Quando mio padre, che si chiamava Ludovico, partiva per uno dei suoi rari viaggi senza di noi per andare alle terme di Montecatini o a caccia in Jugoslavia – sì, andava a caccia e sì, c’era ancora la Jugoslavia – ci spediva delle cartoline che immancabilmente riportavano lo stesso saluto: Bacioni Vico. Mio padre non ha mai scritto nient’altro sulle cartoline, per tutta la sua non lunghissima vita: Bacioni Vico era la sua forma di saluto, il suo modo di dirci che ci voleva bene, che era contento di quelle piccole fughe rigeneranti e che stava pensando a noi.
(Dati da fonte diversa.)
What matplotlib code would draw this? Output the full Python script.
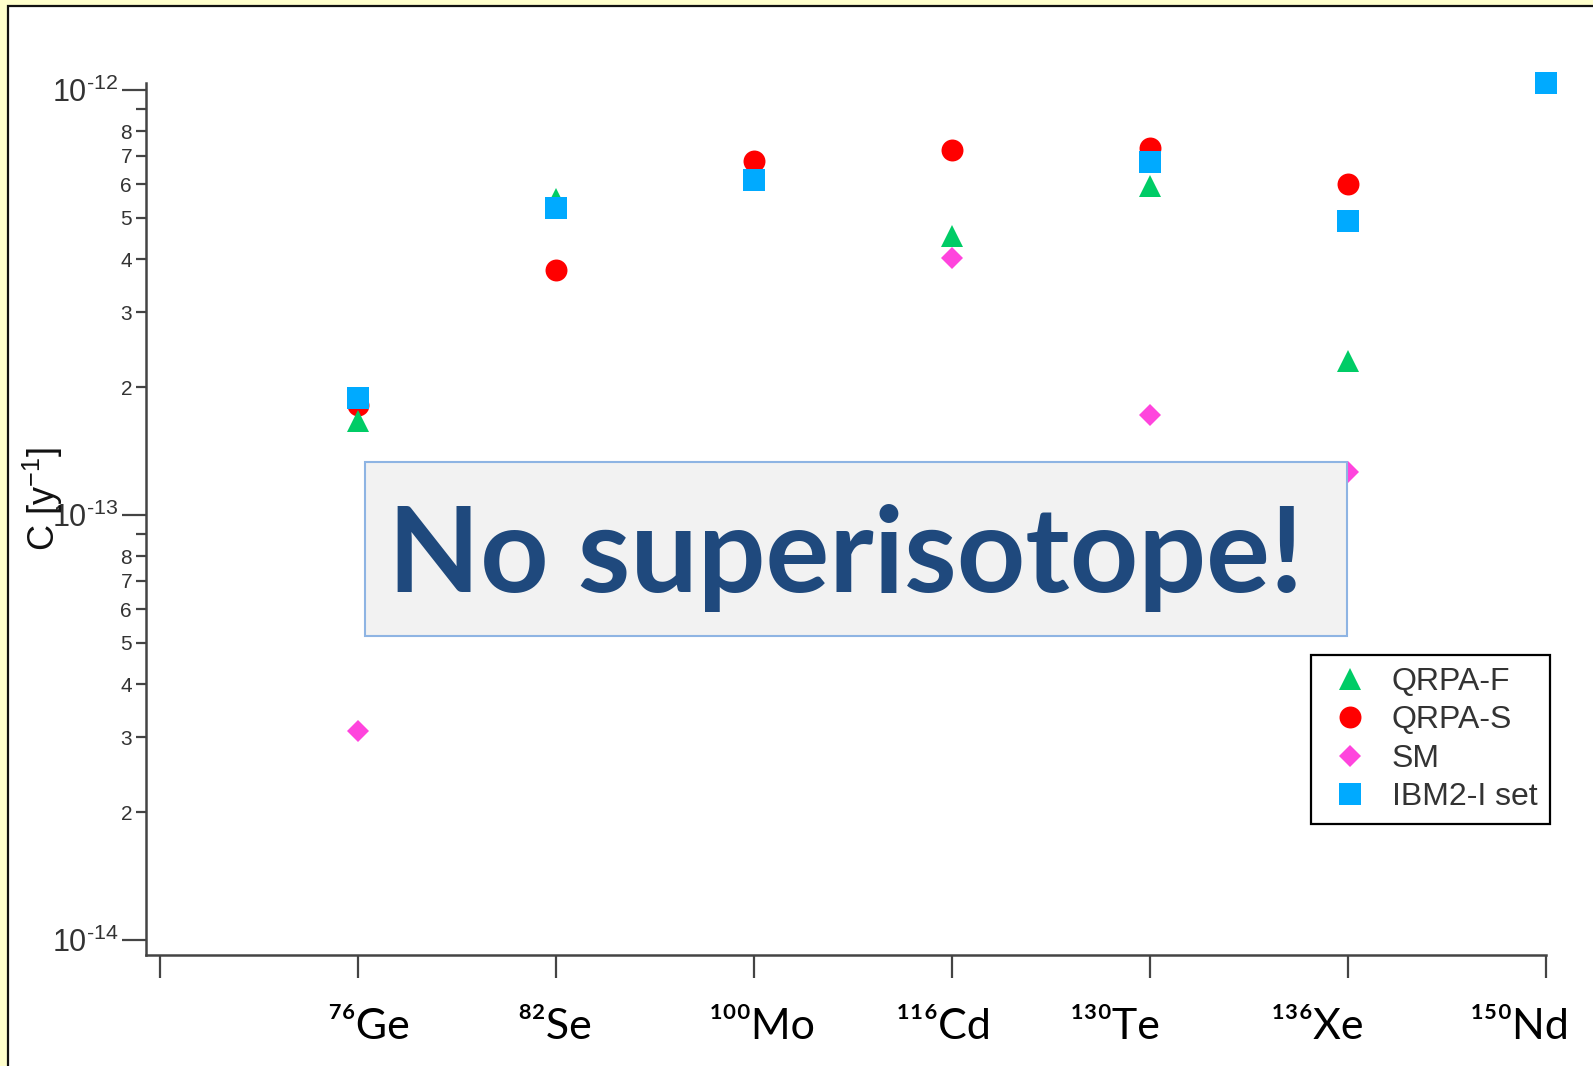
import matplotlib
matplotlib.use("Agg")
import matplotlib.pyplot as plt
from matplotlib.patches import Rectangle
from matplotlib.ticker import LogLocator, FuncFormatter, NullFormatter
from matplotlib.transforms import ScaledTranslation
import numpy as np


W, H = 1593, 1066

isotope_mass = [76, 82, 100, 116, 130, 136, 150]
isotope_name = ["Ge", "Se", "Mo", "Cd", "Te", "Xe", "Nd"]

# C [1/y] per isotope, nan where the model gives nothing
qrpa_f = [1.66e-13, 5.54e-13, np.nan, 4.53e-13, 5.94e-13, 2.30e-13, np.nan]
qrpa_s = [1.81e-13, 3.77e-13, 6.79e-13, 7.22e-13, 7.31e-13, 6.01e-13, np.nan]
sm = [3.11e-14, np.nan, np.nan, 4.03e-13, 1.72e-13, 1.26e-13, np.nan]
ibm2 = [1.88e-13, 5.29e-13, 6.14e-13, np.nan, 6.77e-13, 4.91e-13, 1.038e-12]

SUP = str.maketrans("0123456789", "⁰¹²³⁴⁵⁶⁷⁸⁹")

plt.rcParams['mathtext.fontset'] = 'custom'
plt.rcParams['mathtext.rm'] = 'Liberation Sans'
plt.rcParams['mathtext.it'] = 'Liberation Sans:italic'
plt.rcParams['mathtext.bf'] = 'Liberation Sans:bold'
plt.rcParams['mathtext.sf'] = 'Liberation Sans'
plt.rcParams['font.family'] = ['Liberation Sans', 'DejaVu Sans']


def fx(px):
    return px / W


def fy(py):
    return 1 - py / H


fig = plt.figure(figsize=(W / 100, H / 100), dpi=100, facecolor='#FFFFCC')

# slide frame
fig.patches.append(Rectangle((fx(8), -0.05), 1.1, fy(6) + 0.05,
                             transform=fig.transFigure, facecolor='white',
                             edgecolor='#111111', linewidth=1.6, zorder=-5))

ax = fig.add_axes([fx(146), fy(955), fx(1545.7) - fx(146), fy(83) - fy(955)])
ax.patch.set_alpha(0)

x = np.arange(1, len(isotope_mass) + 1)

series = [
    ("QRPA-F", qrpa_f, '^', '#00CC66', 15.8, 3),
    ("QRPA-S", qrpa_s, 'o', '#FF0000', 15.8, 2),
    ("SM", sm, 'D', '#FF44DD', 11.2, 4),
    ("IBM2-I set", ibm2, 's', '#00AAFF', 15.8, 5),
]

handles = []
for label, vals, mk, col, ms, z in series:
    h, = ax.plot(x, vals, linestyle='none', marker=mk, color=col,
                 markersize=ms, markeredgewidth=0, zorder=z,
                 clip_on=False, label=label)
    handles.append(h)

ax.set_yscale('log')
ax.set_ylim(10 ** (-14 - 15 / 425), 10 ** (-12 + 7 / 425))
ax.set_xlim(-0.073, 7.0)

for s in ['top', 'right']:
    ax.spines[s].set_visible(False)
for s in ['left', 'bottom']:
    ax.spines[s].set_color('#444444')
    ax.spines[s].set_linewidth(1.8)

ax.yaxis.set_major_locator(LogLocator(base=10, numticks=10))
ax.yaxis.set_minor_locator(LogLocator(base=10, subs=np.arange(2, 10), numticks=20))


def major_fmt(v, pos):
    return r'$10^{\text{-}%d}$' % abs(int(round(np.log10(v))))


def minor_fmt(v, pos):
    m = int(round(v / 10 ** np.floor(np.log10(v) + 1e-9)))
    return '' if m == 9 else str(m)


ax.yaxis.set_major_formatter(FuncFormatter(major_fmt))
ax.yaxis.set_minor_formatter(FuncFormatter(minor_fmt))
ax.tick_params(axis='y', which='major', length=17, width=1.6, color='#444444',
               labelsize=22, labelcolor='#333333', pad=3)
ax.tick_params(axis='y', which='minor', length=7, width=1.6, color='#444444',
               labelsize=15, labelcolor='#333333', pad=3)

ax.set_xticks(np.arange(0, len(isotope_mass) + 1))
labels = [''] + [str(m).translate(SUP) + n for m, n in zip(isotope_mass, isotope_name)]
ax.set_xticklabels(labels, fontsize=31, family=['Lato', 'DejaVu Sans'])
ax.tick_params(axis='x', length=16.5, width=1.6, color='#444444', pad=22)
ax.xaxis.set_minor_formatter(NullFormatter())

# the slide labels sit a little off their ticks
shifts = [0, 7, -1, 6, -6, -25, -22, -19]
for tl, dx in zip(ax.get_xticklabels(), shifts):
    tl.set_transform(tl.get_transform() + ScaledTranslation(dx / 72, 0, fig.dpi_scale_trans))

fig.text(fx(43), fy(499), 'C [y$^{-1}$]', rotation=90, ha='center', va='center',
         fontsize=26, color='#111111')

leg = ax.legend(handles, [h.get_label() for h in handles], loc='upper left',
                bbox_to_anchor=(fx(1311), fy(655)), bbox_transform=fig.transFigure,
                borderaxespad=0, frameon=True, fancybox=False, framealpha=1,
                edgecolor='black', fontsize=23, labelcolor='#333333',
                handlelength=1.68, handletextpad=0.47, borderpad=0.38,
                labelspacing=0.26, numpoints=1)
leg.get_frame().set_linewidth(1.6)

# overlay box
fig.patches.append(Rectangle((fx(365), fy(636)), fx(1347) - fx(365), fy(462) - fy(636),
                             transform=fig.transFigure, facecolor='#F2F2F2',
                             edgecolor='#8EB4E3', linewidth=1.5, zorder=6))
fig.text(fx(388), fy(592), 'No superisotope!', ha='left', va='baseline',
         fontsize=86, fontweight='bold', family='Lato', color='#1F497D', zorder=7)

fig.savefig('out.png', dpi=100, facecolor=fig.get_facecolor())
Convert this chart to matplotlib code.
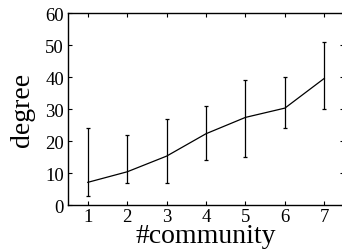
import matplotlib
matplotlib.use("Agg")
import matplotlib.pyplot as plt
import numpy as np

communities = [1, 2, 3, 4, 5, 6, 7]
degree_mean = [7.1, 10.4, 15.3, 22.3, 27.4, 30.3, 39.6]
degree_low = [2.9, 7.0, 7.0, 14.0, 14.9, 24.2, 30.1]
degree_high = [24.0, 22.0, 27.0, 31.0, 39.1, 40.1, 51.0]

plt.rcParams["font.family"] = ["Liberation Serif", "DejaVu Serif"]

fig = plt.figure(figsize=(3.42, 2.51), dpi=100)
ax = fig.add_axes([0.199, 0.179, 0.807, 0.765])

mean = np.array(degree_mean)
yerr = [mean - np.array(degree_low), np.array(degree_high) - mean]
ax.errorbar(communities, mean, yerr=yerr, color="black", linewidth=0.9,
            elinewidth=0.9, capsize=1.5, capthick=0.9)

ax.set_xlim(0.5, 7.5)
ax.set_ylim(0, 60)
ax.set_xticks(communities)
ax.set_yticks([0, 10, 20, 30, 40, 50, 60])
ax.tick_params(direction="in", top=True, right=True, length=3, width=0.8,
               labelsize=13.5)
ax.tick_params(axis="x", pad=2)
ax.tick_params(axis="y", pad=3)
for s in ax.spines.values():
    s.set_linewidth(1.0)

ax.set_xlabel("#community", fontsize=20)
ax.xaxis.label.set_va("baseline")
ax.xaxis.set_label_coords(0.5, -0.193)
ax.set_ylabel("degree", fontsize=20)
ax.yaxis.set_label_coords(-0.118, 0.5)

fig.savefig("out.png", dpi=100)
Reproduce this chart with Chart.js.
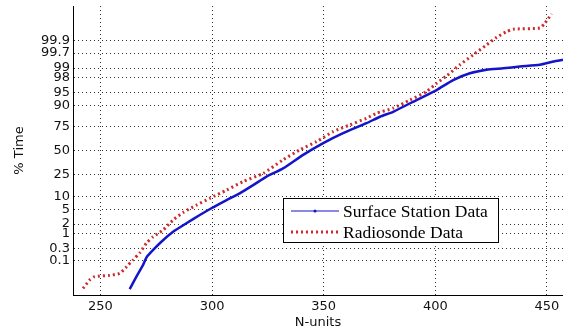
<!DOCTYPE html>
<html>
<head>
<meta charset="utf-8">
<script src="https://cdn.jsdelivr.net/npm/chart.js@4/dist/chart.umd.min.js"></script>
<style>
html, body { margin: 0; padding: 0; background: #fff; }
</style>
</head>
<body>
<canvas id="probChart" width="563" height="331"></canvas>
<script>
// x in N-units, y as standard normal score (probability axis)
const surfaceX = [263.1, 266.1, 269.1, 270.6, 273.6, 277.3, 282.5, 288.5, 294.5, 299.7, 306.5, 312.4, 318.4, 324.4, 331.8, 340.8, 349.8, 358.7, 369.2, 375.2, 381.1, 391.6, 400.6, 408.0, 415.5, 423.0, 430.4, 437.9, 446.8, 452.8, 457.2];
const surfaceZ = [-3.88, -3.53, -3.20, -2.99, -2.78, -2.55, -2.27, -2.03, -1.80, -1.61, -1.38, -1.19, -0.96, -0.72, -0.49, -0.11, 0.22, 0.50, 0.78, 0.96, 1.10, 1.43, 1.71, 1.99, 2.18, 2.28, 2.32, 2.37, 2.42, 2.51, 2.56];

const radioX = [242.2, 245.2, 247.4, 254.2, 258.6, 261.7, 264.6, 267.6, 270.6, 273.6, 278.1, 282.5, 287.0, 293.0, 299.0, 306.5, 313.9, 322.9, 331.8, 339.3, 346.8, 354.2, 361.7, 369.2, 373.7, 381.1, 388.6, 396.1, 400.6, 405.1, 411.0, 417.0, 423.0, 427.5, 431.9, 434.9, 446.8, 449.1, 452.1];
const radioZ = [-3.86, -3.62, -3.53, -3.49, -3.44, -3.25, -3.06, -2.86, -2.59, -2.41, -2.22, -1.94, -1.73, -1.52, -1.33, -1.10, -0.86, -0.63, -0.25, 0.03, 0.26, 0.54, 0.73, 0.92, 1.06, 1.20, 1.43, 1.67, 1.90, 2.11, 2.42, 2.70, 2.98, 3.19, 3.35, 3.42, 3.45, 3.59, 3.85];

const xTicks = [250, 300, 350, 400, 450];
const yTickLabels = ["0.1", "0.3", "1", "2", "5", "10", "25", "50", "75", "90", "95", "98", "99", "99.7", "99.9"];

// inverse normal CDF (Acklam)
function probit(p) {
    const a = [-3.969683028665376e+01, 2.209460984245205e+02, -2.759285104469687e+02, 1.383577518672690e+02, -3.066479806614716e+01, 2.506628277459239e+00];
    const b = [-5.447609879822406e+01, 1.615858368580409e+02, -1.556989798598866e+02, 6.680131188771972e+01, -1.328068155288572e+01];
    const c = [-7.784894002430293e-03, -3.223964580411365e-01, -2.400758277161838e+00, -2.549671010139106e+00, 4.374664141464968e+00, 2.938163982698783e+00];
    const d = [7.784695709041462e-03, 3.224671290700398e-01, 2.445134137142996e+00, 3.754408661907416e+00];
    const pl = 0.02425;
    if (p < pl) {
        const q = Math.sqrt(-2 * Math.log(p));
        return (((((c[0]*q+c[1])*q+c[2])*q+c[3])*q+c[4])*q+c[5]) / ((((d[0]*q+d[1])*q+d[2])*q+d[3])*q+1);
    }
    if (p > 1 - pl) {
        const q = Math.sqrt(-2 * Math.log(1 - p));
        return -(((((c[0]*q+c[1])*q+c[2])*q+c[3])*q+c[4])*q+c[5]) / ((((d[0]*q+d[1])*q+d[2])*q+d[3])*q+1);
    }
    const q = p - 0.5, r = q * q;
    return (((((a[0]*r+a[1])*r+a[2])*r+a[3])*r+a[4])*r+a[5])*q / (((((b[0]*r+b[1])*r+b[2])*r+b[3])*r+b[4])*r+1);
}

const toPoints = (xs, ys) => xs.map((x, i) => ({ x: x, y: ys[i] }));

// legend box sitting inside the plot, like the MATLAB one
const boxLegend = {
    id: "boxLegend",
    afterDraw(chart) {
        const ctx = chart.ctx;
        const l = 283, t = 198, w = 215, h = 44;
        ctx.save();
        ctx.fillStyle = "#fff";
        ctx.fillRect(l, t, w, h);
        ctx.strokeStyle = "#000";
        ctx.lineWidth = 1;
        ctx.setLineDash([]);
        ctx.strokeRect(l + 0.5, t + 0.5, w, h);
        chart.data.datasets.forEach((ds, i) => {
            const y = t + 13 + i * 21;
            ctx.strokeStyle = ds.borderColor;
            ctx.lineWidth = i === 0 ? 1 : ds.borderWidth;
            ctx.setLineDash(ds.borderDash || []);
            ctx.beginPath();
            ctx.moveTo(l + 8, y);
            ctx.lineTo(l + 56, y);
            ctx.stroke();
            if (i === 0) {
                ctx.fillStyle = ds.borderColor;
                ctx.beginPath();
                ctx.arc(l + 32, y, 1.5, 0, Math.PI * 2);
                ctx.fill();
            }
            ctx.setLineDash([]);
            ctx.fillStyle = "#000";
            ctx.font = "17.5px 'Liberation Serif'";
            ctx.textBaseline = "middle";
            ctx.fillText(ds.label, l + 60, y + 1);
        });
        ctx.restore();
    },
};

const ctx = document.getElementById("probChart").getContext("2d");

const chart = new Chart(ctx, {
    type: "line",
    data: {
        datasets: [
            {
                label: "Surface Station Data",
                data: toPoints(surfaceX, surfaceZ),
                borderColor: "#1414c8",
                backgroundColor: "#1414c8",
                borderWidth: 2.5,
                pointRadius: 0,
                fill: false,
                tension: 0.2,
            },
            {
                label: "Radiosonde Data",
                data: toPoints(radioX, radioZ),
                borderColor: "#cc2b2b",
                borderWidth: 3,
                borderDash: [2, 3],
                pointRadius: 0,
                fill: false,
                tension: 0.2,
            },
        ],
    },
    options: {
        responsive: false,
        animation: false,
        layout: { padding: { top: 6, right: 0, bottom: 0, left: 0 } },
        plugins: {
            legend: { display: false },
            tooltip: { enabled: false },
        },
        scales: {
            x: {
                type: "linear",
                min: 237.7,
                max: 457.2,
                afterBuildTicks: (scale) => {
                    scale.ticks = xTicks.map((v) => ({ value: v }));
                },
                afterFit: (scale) => {
                    scale.height = 36;
                    scale.paddingLeft = 0;
                    scale.paddingRight = 0;
                },
                grid: { color: "#333", drawTicks: false },
                border: { display: true, color: "#000", width: 1, dash: [1, 3] },
                ticks: {
                    padding: 4,
                    color: "#111",
                    font: { family: "DejaVu Sans", size: 13 },
                    maxRotation: 0,
                    autoSkip: false,
                },
                title: {
                    display: true,
                    text: "N-units",
                    color: "#111",
                    font: { family: "DejaVu Sans", size: 13 },
                    padding: { top: 0, bottom: 1 },
                },
            },
            y: {
                type: "linear",
                min: -4.045,
                max: 4.07,
                afterBuildTicks: (scale) => {
                    scale.ticks = yTickLabels.map((s) => ({ value: probit(parseFloat(s) / 100) }));
                },
                afterFit: (scale) => {
                    scale.width = 73;
                    scale.paddingTop = 0;
                    scale.paddingBottom = 0;
                },
                grid: { color: "#333", drawTicks: false },
                border: { display: true, color: "#000", width: 1, dash: [1, 3] },
                ticks: {
                    padding: 3,
                    color: "#111",
                    font: { family: "DejaVu Sans", size: 13 },
                    autoSkip: false,
                    callback: (value, index) => yTickLabels[index],
                },
                title: {
                    display: true,
                    text: "% Time",
                    color: "#111",
                    font: { family: "DejaVu Sans", size: 13 },
                    padding: { top: 12, bottom: 0 },
                },
            },
        },
    },
    plugins: [boxLegend],
});
</script>
</body>
</html>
Un Bacioni Vico bello grosso, grasso, felice, come era lui. Un Bacioni Vico che occupava tutto lo spazio bianco del retro della cartolina. Scritto con la grafia ariosa e tondeggiante che ricordava il suo fisico, quello di un uomo che era stato magrissimo e che dopo la guerra – ne aveva combattute tre – aveva messo su una bella stazza alla Orson Welles, cui somigliava.
Bacioni Vico era il saluto del babbo, quindi per la mia famiglia era Il saluto. Tanto che io e mia sorella ancora oggi – avevo 20 anni quando mio padre è morto – quando ci congediamo usiamo una formula riarrangiata da noi: Bacionivico, o Bacionivik, o Cionivic, o Cvk, a seconda del sapore che vogliamo dare al saluto. Bacionivik è una delle parole del nostro lessico famigliare, un lessico tanto custodito e coltivato che ci ho scritto il mio primo libro, Non vi lascerò orfani. Per via dell’amato Bacioni Vico anch’io ho usato spesso i Bacioni nei saluti, anche senza il suffisso vic che è riservato ai famigliari. Ma da quando il ministro dell’Interno si è impossessato dei Bacioni lo faccio con disagio, o scelgo di non farlo, e mi secca. Rivoglio i miei Bacioni. Rivoglio il mio lessico famigliare. E voglio una politica che non mi parli come mi parlava mio padre, ma con la giusta distanza, una distanza rispettosa, sobria, autorevole. Vi immaginate Berlinguer o Moro che scrivono Bacioni? O Ada Colau, la sindaca di Barcellona? O Zuzana Cˇaputová, la premier slovacca, avvocata europeista? Fatalità (altra parola del lessico famigliare) i politici contemporanei più autorevoli sono donne, come la premier neozelandese e quella danese, per non parlare di Angela Merkel. Per bilanciare aggiungo un maschio: Abiy Ahmed Ali, primo ministro dell’Etiopia. Uno che sta risolvendo un sacco di problemi con autorevolezza e coraggio. Non me lo vedo mandar Bacioni. Né lui né il presidente Mattarella.
Il nostro ministro dell’Interno non ha una gran reputazione internazionale. L’Economist lo ha appena definito «l’uomo più pericoloso d’Europa», ma in Italia piace a molti, ha molti voti e i suoi voti li rispetto: è la democrazia, bellezza. Ma il ministro dell’Interno non è mio padre, non è nostro padre. È un politico, deve far politica, possibilmente con trasparenza. Non mandar Bacioni.